犯罪行为造成了被害人的财产、身体健康甚至于生命受到伤害,不可避免地对被害人本人及其家庭造成各种直接及间接、消极或积极的物质损失。对被害人进行经济赔偿是应有之意。根据《刑事诉讼法》第一百零一条及解释第一百三十八条的规定,精神损害赔偿是排除在刑事附带民事赔偿的范围之外的。立法者认为对罪犯判处刑事处罚即已对被害人实现了精神上的抚慰。但《最高人民法院关于审理人身损害赔偿案件适用法律若干问题的解释》则规定,自然人的人格权及身份权受到他人侵害造成损害时,赋予了受害人精神损害赔偿请求权。而犯罪作为一种需要刑法进行调整的严重侵权行为却不能主张精神损害赔偿,在这两者之间无疑存在一定的冲突。个人利益应当统一于社会利益,但不应一概等同。犯罪行为固然侵犯了刑罚所保护的社会关系或法益,但其首先侵犯的是社会当中的具体某一自然人的人身或者财产权益。有些被害人因未得到有效赔偿致使无法进行后续的治疗或者严重影响日常生活,从而采取过激乃至极端手段,导致信访压力增加,不利于缓解社会矛盾与构建和谐稳定社会。

为了解决被害人物质赔偿需求紧迫性的问题,各地均在探索建立被害人国家救助机制。虽经刑事诉讼及执行程序,但无法通过执行刑事被告人的财产获得物质赔偿时,启动作为辅助手段的司法救助程序,能有效缓解被害人的精神创伤,弥补治疗费用等直接物质损失。通过诉讼程序与救助程序的相互衔接,最大程度地扩大被害人救助的覆盖面,真正实现法律效果和社会效果的统一。

三、被害人的过度参与对于刑事诉讼产生的消极影响及规制

由于被害人的谅解很大程度上可以影响司法机关对犯罪嫌疑人在判决前决定采取非监禁的强制措施,在判决中获得较轻的刑期及缓刑的刑罚执行方式。犯罪嫌疑人、被告人对于自由渴望及其家属对于亲人的关心,往往会积极地与被害人进行沟通,希望能通过一定的经济补偿来换取一纸谅解书。

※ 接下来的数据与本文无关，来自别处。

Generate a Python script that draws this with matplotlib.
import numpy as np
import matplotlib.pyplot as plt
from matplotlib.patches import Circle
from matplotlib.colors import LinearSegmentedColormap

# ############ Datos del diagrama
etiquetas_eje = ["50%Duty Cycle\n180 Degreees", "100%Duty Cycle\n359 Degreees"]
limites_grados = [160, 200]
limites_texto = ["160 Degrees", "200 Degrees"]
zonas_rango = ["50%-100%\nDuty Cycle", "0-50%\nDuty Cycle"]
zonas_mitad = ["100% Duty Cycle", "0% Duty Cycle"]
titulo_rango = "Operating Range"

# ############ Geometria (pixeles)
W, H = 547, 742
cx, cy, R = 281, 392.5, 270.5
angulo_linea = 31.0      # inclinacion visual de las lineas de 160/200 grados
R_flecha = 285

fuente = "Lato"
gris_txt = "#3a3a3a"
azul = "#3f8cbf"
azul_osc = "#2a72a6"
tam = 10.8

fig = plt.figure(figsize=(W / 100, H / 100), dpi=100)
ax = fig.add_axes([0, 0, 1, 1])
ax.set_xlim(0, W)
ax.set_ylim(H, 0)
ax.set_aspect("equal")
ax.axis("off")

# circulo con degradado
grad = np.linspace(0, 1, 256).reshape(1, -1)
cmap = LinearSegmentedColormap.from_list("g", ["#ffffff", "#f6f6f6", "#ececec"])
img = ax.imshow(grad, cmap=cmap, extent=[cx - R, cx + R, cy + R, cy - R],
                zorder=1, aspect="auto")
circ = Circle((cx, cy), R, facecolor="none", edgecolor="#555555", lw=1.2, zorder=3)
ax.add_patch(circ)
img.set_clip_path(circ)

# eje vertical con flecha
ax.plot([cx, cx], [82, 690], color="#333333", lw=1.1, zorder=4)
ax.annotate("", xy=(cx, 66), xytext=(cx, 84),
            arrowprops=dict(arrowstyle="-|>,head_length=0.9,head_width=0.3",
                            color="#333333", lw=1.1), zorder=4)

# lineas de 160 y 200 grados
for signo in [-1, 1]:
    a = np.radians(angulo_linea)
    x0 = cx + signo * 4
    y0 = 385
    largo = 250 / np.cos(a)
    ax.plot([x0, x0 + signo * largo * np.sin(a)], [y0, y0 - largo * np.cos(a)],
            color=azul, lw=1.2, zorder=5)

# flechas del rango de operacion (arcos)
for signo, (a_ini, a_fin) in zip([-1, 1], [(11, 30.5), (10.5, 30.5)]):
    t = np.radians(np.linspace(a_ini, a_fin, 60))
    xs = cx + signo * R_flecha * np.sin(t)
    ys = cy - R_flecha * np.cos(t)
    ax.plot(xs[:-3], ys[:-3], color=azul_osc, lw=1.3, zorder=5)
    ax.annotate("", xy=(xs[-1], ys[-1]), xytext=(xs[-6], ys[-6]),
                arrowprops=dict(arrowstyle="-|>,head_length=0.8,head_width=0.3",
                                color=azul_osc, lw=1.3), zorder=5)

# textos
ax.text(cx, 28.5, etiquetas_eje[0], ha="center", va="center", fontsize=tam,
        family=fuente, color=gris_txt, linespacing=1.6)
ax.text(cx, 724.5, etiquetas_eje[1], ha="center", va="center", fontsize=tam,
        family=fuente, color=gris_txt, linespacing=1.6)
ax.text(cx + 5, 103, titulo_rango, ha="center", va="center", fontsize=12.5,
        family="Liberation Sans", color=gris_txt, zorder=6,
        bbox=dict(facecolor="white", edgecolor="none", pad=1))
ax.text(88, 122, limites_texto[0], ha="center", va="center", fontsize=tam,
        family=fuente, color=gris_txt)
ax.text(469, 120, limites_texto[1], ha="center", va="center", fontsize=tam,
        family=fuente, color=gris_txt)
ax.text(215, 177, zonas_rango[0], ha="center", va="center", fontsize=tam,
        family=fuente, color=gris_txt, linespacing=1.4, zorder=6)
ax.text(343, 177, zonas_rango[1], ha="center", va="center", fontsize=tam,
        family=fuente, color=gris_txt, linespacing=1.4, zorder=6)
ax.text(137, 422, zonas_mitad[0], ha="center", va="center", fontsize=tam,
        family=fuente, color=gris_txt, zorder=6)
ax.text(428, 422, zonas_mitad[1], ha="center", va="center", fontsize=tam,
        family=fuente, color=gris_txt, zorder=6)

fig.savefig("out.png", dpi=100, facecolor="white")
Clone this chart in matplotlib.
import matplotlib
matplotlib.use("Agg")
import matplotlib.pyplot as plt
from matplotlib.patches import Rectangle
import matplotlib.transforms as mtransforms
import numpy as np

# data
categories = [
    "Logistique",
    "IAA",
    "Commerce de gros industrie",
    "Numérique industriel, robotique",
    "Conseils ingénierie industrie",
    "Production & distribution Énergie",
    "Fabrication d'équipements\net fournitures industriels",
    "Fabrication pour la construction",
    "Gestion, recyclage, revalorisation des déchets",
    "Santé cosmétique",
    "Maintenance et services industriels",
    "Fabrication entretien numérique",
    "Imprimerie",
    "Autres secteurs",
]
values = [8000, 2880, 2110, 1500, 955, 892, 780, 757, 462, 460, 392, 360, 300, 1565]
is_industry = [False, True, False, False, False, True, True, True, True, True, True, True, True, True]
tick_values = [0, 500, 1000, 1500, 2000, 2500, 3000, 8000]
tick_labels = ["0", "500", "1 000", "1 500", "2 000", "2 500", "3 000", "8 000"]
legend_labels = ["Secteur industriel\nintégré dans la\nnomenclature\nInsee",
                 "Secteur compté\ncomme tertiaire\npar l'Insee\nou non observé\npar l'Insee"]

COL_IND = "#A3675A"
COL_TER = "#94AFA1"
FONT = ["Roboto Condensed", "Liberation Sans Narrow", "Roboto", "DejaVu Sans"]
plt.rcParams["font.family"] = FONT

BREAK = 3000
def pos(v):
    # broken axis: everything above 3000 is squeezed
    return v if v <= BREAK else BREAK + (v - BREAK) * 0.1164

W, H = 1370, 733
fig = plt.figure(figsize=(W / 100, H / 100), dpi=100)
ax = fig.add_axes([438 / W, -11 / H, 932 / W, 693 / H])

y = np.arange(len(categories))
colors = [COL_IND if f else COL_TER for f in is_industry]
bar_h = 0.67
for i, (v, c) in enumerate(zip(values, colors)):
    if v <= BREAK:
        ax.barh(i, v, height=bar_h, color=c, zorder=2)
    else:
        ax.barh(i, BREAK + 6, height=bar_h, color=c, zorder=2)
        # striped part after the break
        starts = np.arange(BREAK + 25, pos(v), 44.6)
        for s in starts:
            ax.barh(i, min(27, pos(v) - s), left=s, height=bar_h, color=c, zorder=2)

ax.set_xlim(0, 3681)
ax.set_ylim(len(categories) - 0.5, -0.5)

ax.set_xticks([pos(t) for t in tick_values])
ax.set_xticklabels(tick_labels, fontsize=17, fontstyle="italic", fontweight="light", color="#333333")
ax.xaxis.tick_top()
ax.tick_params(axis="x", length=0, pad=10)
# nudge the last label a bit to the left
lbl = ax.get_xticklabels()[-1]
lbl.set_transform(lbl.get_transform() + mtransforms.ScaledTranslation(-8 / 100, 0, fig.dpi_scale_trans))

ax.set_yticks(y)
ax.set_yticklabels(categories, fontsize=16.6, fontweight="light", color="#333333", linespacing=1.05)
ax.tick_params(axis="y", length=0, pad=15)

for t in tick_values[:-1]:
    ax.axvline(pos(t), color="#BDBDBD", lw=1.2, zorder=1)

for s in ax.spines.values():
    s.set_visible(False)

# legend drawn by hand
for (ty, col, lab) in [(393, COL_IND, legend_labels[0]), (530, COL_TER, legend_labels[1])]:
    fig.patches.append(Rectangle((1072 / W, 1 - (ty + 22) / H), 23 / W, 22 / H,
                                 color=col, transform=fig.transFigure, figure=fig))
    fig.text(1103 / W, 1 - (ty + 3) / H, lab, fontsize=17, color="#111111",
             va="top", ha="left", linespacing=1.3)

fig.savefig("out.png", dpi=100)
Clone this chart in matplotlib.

此种沟通系双方私下进行,无公权力机关介入的空间,故对相同或类似的损害结果达到足以弥补程度的赔偿金额没有固定数额。有的被害人利用犯罪嫌疑人、被告人及其家属急切的心理,以此作为要挟,漫天要价,对于相似的轻伤结果,在实践中获得的赔偿金额从数万元至十余万元不等,数十万元亦不罕见。这种现象不免让人产生“以钱买刑”之感。因此,在进入案件侦办初期即应当及时告知犯罪嫌疑人与被害人双方依法享有的程序及实体权利,令雙方明晰主动赔偿及获得谅解这一隋节对于定罪量刑的作用及其边界所在。